Beatking benefits from the context Lil B established, where the lines between irony and sincerity are irrelevant and the rap game and memescape are one and the same. Like the little one, he dusts off the language of late '90s Southern rap without resorting to cheap parody, an understanding of balance that delivers him from the wacky Photoshop filter-rap of a Lil Ugly Mane. But even tho a sizable amount of his catalog is nigh unlistenable, Lil B revolutionized rapping by ignoring as many rules as he could before his music was unrecognizable as rap. Regardless of faith, a clever critique like Beatking's will never better the original focus, on which it depends for definition. At some point he will write him into a corner, but his constraints may turn out to be his greatest strength.
Thursday, August 16, 2012
IS JAY-Z JOCKING LIL B???
Sup gangstas and gangstettes? Now you might be thinkin, "Oh, he just bein' contrarian, tryin to stir the pot like the annoying little punk he is," but hear me out!

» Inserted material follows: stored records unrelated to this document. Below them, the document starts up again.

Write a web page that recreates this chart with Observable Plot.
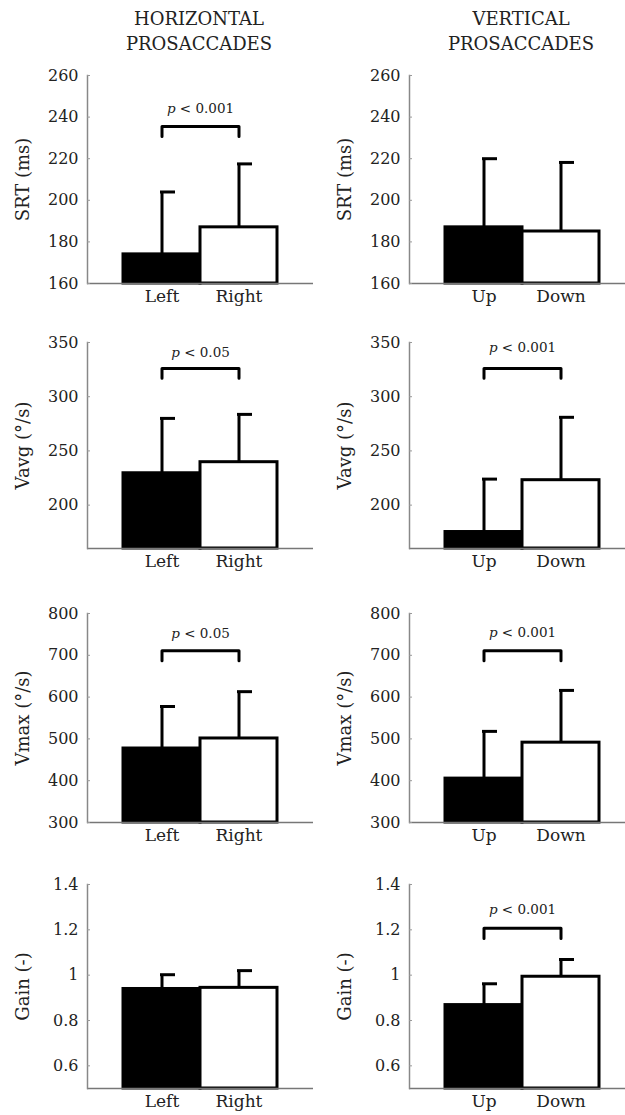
<!DOCTYPE html>
<html><head><meta charset="utf-8">
<script src="https://cdn.jsdelivr.net/npm/d3@7"></script>
<script src="https://cdn.jsdelivr.net/npm/@observablehq/plot@0.6"></script>
<style>
body{margin:0;background:#fff;overflow:hidden}
#wrap{position:relative;width:625px;height:1115px;overflow:hidden;font-family:"DejaVu Serif",serif;color:#222;background:#fff}
.title{position:absolute;top:6px;width:280px;text-align:center;font-size:18px;line-height:25px;color:#222}
.panel{position:absolute}
.panel svg{max-width:none !important;display:block}
</style></head><body>
<div id="wrap"></div>
<script>
// ---- data ----
const columnTitles = ["HORIZONTAL<br>PROSACCADES", "VERTICAL<br>PROSACCADES"];
const horizontalCats = ["Left", "Right"];
const verticalCats = ["Up", "Down"];
const metrics = ["SRT (ms)", "Vavg (°/s)", "Vmax (°/s)", "Gain (-)"];
const yDomains = [[160, 260], [160, 350], [300, 800], [0.5, 1.4]];
const yTicks = [[160, 180, 200, 220, 240, 260], [200, 250, 300, 350], [300, 400, 500, 600, 700, 800], [0.6, 0.8, 1, 1.2, 1.4]];

const horizontalMeans = [[174, 187], [229.4, 239.6], [477, 501], [0.939, 0.944]];
const horizontalErrTop = [[204, 217.5], [280, 283.7], [577.5, 613], [1.002, 1.02]];
const verticalMeans = [[187, 185], [175.2, 223], [405, 491], [0.868, 0.993]];
const verticalErrTop = [[220, 218.2], [224, 281], [518, 616], [0.962, 1.069]];

const horizontalSigText = ["p < 0.001", "p < 0.05", "p < 0.05", null];
const horizontalBracket = [235.5, 326, 711, null];
const horizontalBracketLeg = [230.7, 317, 687, null];
const horizontalTextY = [244, 341, 752, null];

const verticalSigText = [null, "p < 0.001", "p < 0.001", "p < 0.001"];
const verticalBracket = [null, 326, 711, 1.207];
const verticalBracketLeg = [null, 317, 687, 1.162];
const verticalTextY = [null, 345, 754, 1.287];

// ---- layout ----
const plotTops = [75, 342, 613, 884];
const plotBottoms = [283, 548, 822, 1088];
const colLeft = [0, 312];
const colMarginLeft = [87, 97];
const plotWidth = 226;
const MT = 20, MB = 36;

const wrap = document.getElementById("wrap");
const titleCenters = [199, 521];
columnTitles.forEach((t, i) => {
  const d = document.createElement("div");
  d.className = "title";
  d.innerHTML = t;
  d.style.left = (titleCenters[i] - 140) + "px";
  wrap.appendChild(d);
});

function panel(col, r) {
  const cats = col === 0 ? horizontalCats : verticalCats;
  const means = (col === 0 ? horizontalMeans : verticalMeans)[r];
  const errs = (col === 0 ? horizontalErrTop : verticalErrTop)[r];
  const sigText = (col === 0 ? horizontalSigText : verticalSigText)[r];
  const br = (col === 0 ? horizontalBracket : verticalBracket)[r];
  const leg = (col === 0 ? horizontalBracketLeg : verticalBracketLeg)[r];
  const ty = (col === 0 ? horizontalTextY : verticalTextY)[r];
  const data = cats.map((c, i) => ({cat: c, mean: means[i], err: errs[i], fill: i === 0 ? "black" : "white"}));
  const y0 = yDomains[r][0];
  const marks = [
    Plot.barY(data, {x: "cat", y1: () => y0, y2: "mean", fill: "fill", stroke: "black", strokeWidth: 3}),
    Plot.ruleX(data, {x: "cat", y1: "mean", y2: "err", stroke: "black", strokeWidth: 3}),
    Plot.tickY(data, {x: "cat", y: "err", stroke: "black", strokeWidth: 3, insetLeft: 37, insetRight: 25}),
    Plot.ruleY([y0], {stroke: "#777", strokeWidth: 1.5}),
    Plot.frame({anchor: "left", stroke: "#888", strokeWidth: 1.5}),
    Plot.axisY({ticks: yTicks[r], tickFormat: d => `${d}`, tickSize: -3, tickPadding: 12, stroke: "#999", fill: "#222", fontSize: 16, label: null}),
    Plot.axisY({ticks: [], tickSize: 0, fill: "#222", fontSize: 18,
      label: metrics[r], labelAnchor: "center", labelOffset: 71, labelArrow: "none"}),
    Plot.axisX({tickSize: 0, tickPadding: 6, fontSize: 17, fill: "#222", label: null})
  ];
  if (sigText) {
    const pts = [{cat: cats[0], y: leg}, {cat: cats[0], y: br}, {cat: cats[1], y: br}, {cat: cats[1], y: leg}];
    marks.push(Plot.line(pts, {x: "cat", y: "y", stroke: "black", strokeWidth: 3, strokeLinejoin: "round", strokeLinecap: "round"}));
    marks.push(Plot.text([sigText], {text: d => d, y: () => ty, fontSize: 13.5, fill: "#222"}));
  }
  const plotH = plotBottoms[r] - plotTops[r];
  const w = colMarginLeft[col] + plotWidth;
  const chart = Plot.plot({
    width: w,
    height: MT + plotH + MB,
    marginTop: MT,
    marginBottom: MB,
    marginLeft: colMarginLeft[col],
    marginRight: 0,
    style: {fontFamily: "DejaVu Serif, serif", background: "transparent", color: "#222", overflow: "visible", maxWidth: "none"},
    x: {type: "band", domain: cats, paddingInner: 0, paddingOuter: 0.46, axis: null},
    y: {domain: yDomains[r], axis: null},
    color: {type: "identity"},
    marks
  });
  // italic "p"
  d3.select(chart).selectAll("text").each(function () {
    const t = this.textContent;
    if (t.startsWith("p <")) {
      const sel = d3.select(this);
      const rest = t.slice(1);
      sel.text(null);
      sel.append("tspan").attr("font-style", "italic").text("p");
      sel.append("tspan").text(rest);
    }
  });
  const holder = document.createElement("div");
  holder.className = "panel";
  holder.style.left = colLeft[col] + "px";
  holder.style.top = (plotTops[r] - MT) + "px";
  holder.style.width = w + "px";
  holder.appendChild(chart);
  wrap.appendChild(holder);
}

for (let r = 0; r < 4; r++) { panel(0, r); panel(1, r); }
</script>
</body></html>
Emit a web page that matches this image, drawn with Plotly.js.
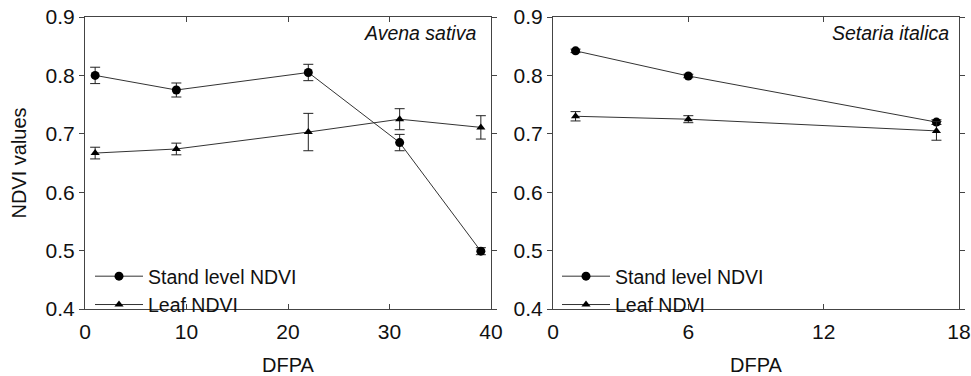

Let's take a look at the history of freestyles. The freestyle was created in 1995 when BIG L and JAY-Z appeared on the Stretch and Roberto show on WNYU. Thing was, it wasn't exactly really a freestyle. Both MC's rhymes were meticulously crafted and the only thing "free" about it was how free they were being with the definition of the word freestyle.
Real freestyles are mad awkward and unpolished. Peep dis '93 clip of Nas appearing on the very same Stretch and Roberto program. You can tell his first and last verses are true freestyles cause they so full of mistakes n stutters n shit. The second verse is perfectly phrased and, not insignificantly, later appeared on "Memory Lane" when Illmatic dropped. Either he came up with that verse on the spot, or someone's bein fast and loose with the definition of freestyle.
So Jigga is no different. I bet dude had an arsenal of writtens every time he appeared on the Stretch and Roberto Hip-Hop Program. Nothing wrong with that. But LIL B is the first rapper to actually take his real freestyles and put em on record as finished products.
Yeah, Jigga used to freestyle his verses in the studio, but they'd edit that shit to polish the edges. LIL B leaves his freestyles relatively untouched, blemishes and all. That's what Jigga does on dis new RICK ROSS joint and you know he's takin pointers from da kid.
I unno just my thoughts. Not like RICK ROSS didn't already steal LIL B's copyrighted "WOOP WOOP!" JAY-Z, you a swagger jacker and swagger jackers get jacked!